What the exercise asks:
Reproduce exactly the lines below, from the first one through the line containing "base = 17 /", and omit any pictures.
— start of Data segment —
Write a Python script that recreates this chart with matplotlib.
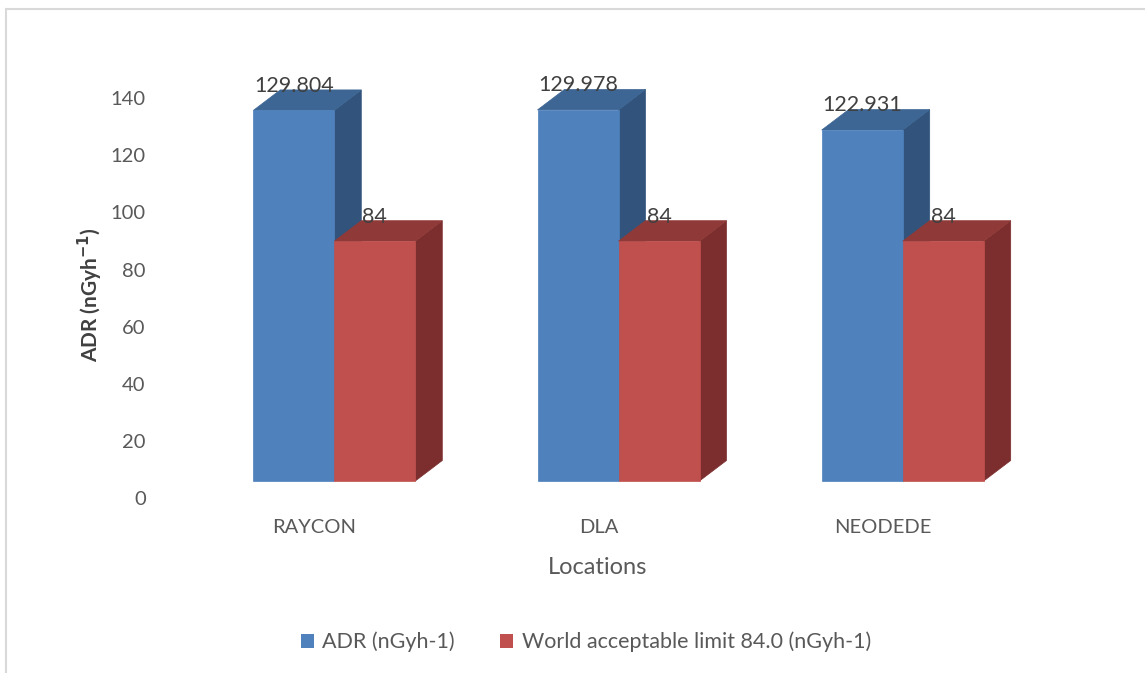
import matplotlib
matplotlib.use("Agg")
import matplotlib.pyplot as plt
from matplotlib.patches import Polygon, Rectangle, Patch

plt.rcParams['font.family'] = ['Lato', 'DejaVu Sans']

locations = ["RAYCON", "DLA", "NEODEDE"]
adr = [129.804, 129.978, 122.931]
limit = [84, 84, 84]
series_names = ["ADR (nGyh-1)", "World acceptable limit 84.0 (nGyh-1)"]
yticks = [0, 20, 40, 60, 80, 100, 120, 140]

# face colours: front, top, side
blue = ("#4F81BD", "#3D6694", "#32547C")
red = ("#C0504D", "#8F3A38", "#7B2E2D")

W, H = 1145, 673
fig = plt.figure(figsize=(W / 100, H / 100), dpi=100)

# pixel layout of the plotting area
px_per_unit = 2.855          # vertical pixels per value unit
zero_px = 498                # row of the 0 tick
x0_px = 334.3                # centre of the first group
group_px = 284.2             # spacing between groups
ylo, yhi = -10, 150
xlo, xhi = -0.6, 2.7

ax_left = x0_px + xlo * group_px
ax_right = x0_px + xhi * group_px
ax_bottom = zero_px - ylo * px_per_unit
ax_top = zero_px - yhi * px_per_unit
ax = fig.add_axes([ax_left / W, 1 - ax_bottom / H,
                   (ax_right - ax_left) / W, (ax_bottom - ax_top) / H])
ax.set_xlim(xlo, xhi)
ax.set_ylim(ylo, yhi)
for s in ax.spines.values():
    s.set_visible(False)
ax.set_xticks([])
ax.set_yticks(yticks)
ax.tick_params(axis='y', length=0, pad=13, labelsize=14.5, labelcolor="#595959")

bar_w = 81 / group_px        # front face width
dx = 27 / group_px           # depth offset, x
dy = 20.5 / px_per_unit      # depth offset, y
base = 17 / px_per_unit      # front face floor sits above the zero row


def box(left, value, cols):
    bottom = base
    top = base + value
    right = left + bar_w
    ax.add_patch(Polygon([(right, bottom), (right + dx, bottom + dy),
                          (right + dx, top + dy), (right, top)],
                         closed=True, fc=cols[2], ec=cols[2], lw=0.5))
    ax.add_patch(Polygon([(left, top), (left + dx, top + dy),
                          (right + dx, top + dy), (right, top)],
                         closed=True, fc=cols[1], ec=cols[1], lw=0.5))
    ax.add_patch(Rectangle((left, bottom), bar_w, value,
                           fc=cols[0], ec=cols[0], lw=0.5))
    ax.text(left + bar_w / 2, top + 8.6, f"{value:g}", ha="center",
            va="center", fontsize=15.5, color="#404040")


for i, name in enumerate(locations):
    box(i - bar_w, adr[i], blue)
    box(i, limit[i], red)
    ax.text(i - 20 / group_px, -10.5, name, ha="center", va="center",
            fontsize=14.5, color="#595959")

fig.text(90 / W, 1 - 295 / H, "ADR (nGyh$^{\\mathbf{-1}}$)", rotation=90,
         ha="center", va="center", fontsize=15, fontweight="bold",
         color="#404040")
fig.text(598 / W, 1 - 567 / H, "Locations", ha="center", va="center",
         fontsize=17, color="#595959")

handles = [Patch(fc=blue[0]), Patch(fc=red[0])]
fig.legend(handles, series_names, loc="center", ncol=2,
           bbox_to_anchor=(586 / W, 1 - 642 / H), frameon=False,
           fontsize=15.5, labelcolor="#595959", handlelength=0.6,
           handleheight=0.6, handletextpad=0.4, columnspacing=2.1)

# chart area border (runs off the right and bottom edges)
fig.add_artist(Rectangle((6 / W, -0.1), 1.2, 1 - 9 / H + 0.1,
                         transform=fig.transFigure, fill=False,
                         ec="#D9D9D9", lw=1.5))

fig.savefig("out.png", dpi=100)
— end of Data segment —
Solution to the problem:
Write a Python script that recreates this chart with matplotlib.
import matplotlib
matplotlib.use("Agg")
import matplotlib.pyplot as plt
from matplotlib.patches import Polygon, Rectangle, Patch

plt.rcParams['font.family'] = ['Lato', 'DejaVu Sans']

locations = ["RAYCON", "DLA", "NEODEDE"]
adr = [129.804, 129.978, 122.931]
limit = [84, 84, 84]
series_names = ["ADR (nGyh-1)", "World acceptable limit 84.0 (nGyh-1)"]
yticks = [0, 20, 40, 60, 80, 100, 120, 140]

# face colours: front, top, side
blue = ("#4F81BD", "#3D6694", "#32547C")
red = ("#C0504D", "#8F3A38", "#7B2E2D")

W, H = 1145, 673
fig = plt.figure(figsize=(W / 100, H / 100), dpi=100)

# pixel layout of the plotting area
px_per_unit = 2.855          # vertical pixels per value unit
zero_px = 498                # row of the 0 tick
x0_px = 334.3                # centre of the first group
group_px = 284.2             # spacing between groups
ylo, yhi = -10, 150
xlo, xhi = -0.6, 2.7

ax_left = x0_px + xlo * group_px
ax_right = x0_px + xhi * group_px
ax_bottom = zero_px - ylo * px_per_unit
ax_top = zero_px - yhi * px_per_unit
ax = fig.add_axes([ax_left / W, 1 - ax_bottom / H,
                   (ax_right - ax_left) / W, (ax_bottom - ax_top) / H])
ax.set_xlim(xlo, xhi)
ax.set_ylim(ylo, yhi)
for s in ax.spines.values():
    s.set_visible(False)
ax.set_xticks([])
ax.set_yticks(yticks)
ax.tick_params(axis='y', length=0, pad=13, labelsize=14.5, labelcolor="#595959")

bar_w = 81 / group_px        # front face width
dx = 27 / group_px           # depth offset, x
dy = 20.5 / px_per_unit      # depth offset, y
base = 17 / px_per_unit      # front face floor sits above the zero row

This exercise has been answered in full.